You’d think nothing would surprise me anymore when it comes to morally bankrupt atrocities committed in the name of religion but, well, here we are again. In Small Things Like These, Claire Keegan deftly rips away the cloak of secrecy from Ireland’s Magdalen laundries, where unmarried (mostly very young) pregnant women were whisked away to convents, treated like complete dirt, had their kids stolen away from them, and forced into menial labour for the area locals.

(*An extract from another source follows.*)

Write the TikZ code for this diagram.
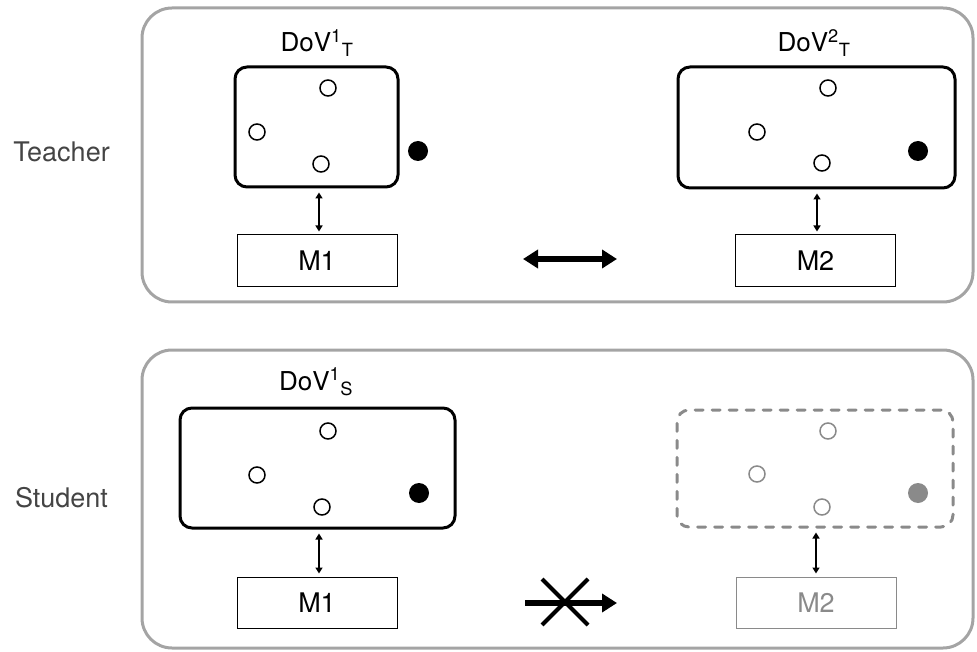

Keegan has a touch that is as light as it is deft, framing this horrific revelation around the story of Bill Furlong, a decent man who has risen above his troubled upbringing to become the town’s lumber baron. Hardworking and charitable, Bill is also naive, and only happens upon the town’s worst kept secret by chance. It is then he must ask what debt he owes to the fate that saved him. Will he will risk everything he has built - his family, his livelihood - to do what he knows is right? Gorgeously wrought, and brimming (but not gratuitously overflowing) with righteous indignation, Small Things Like These is a confronting but important little gem.
Small Things Like These by Claire Keegan
Faber, 2021
110 pages
I loved Claire Keegan's Small Things Like These. A small book that captures life in 1980s Ireland, the the pervasive influence of the Catholic Church, and the cruel treatment meted out to young unwed mothers.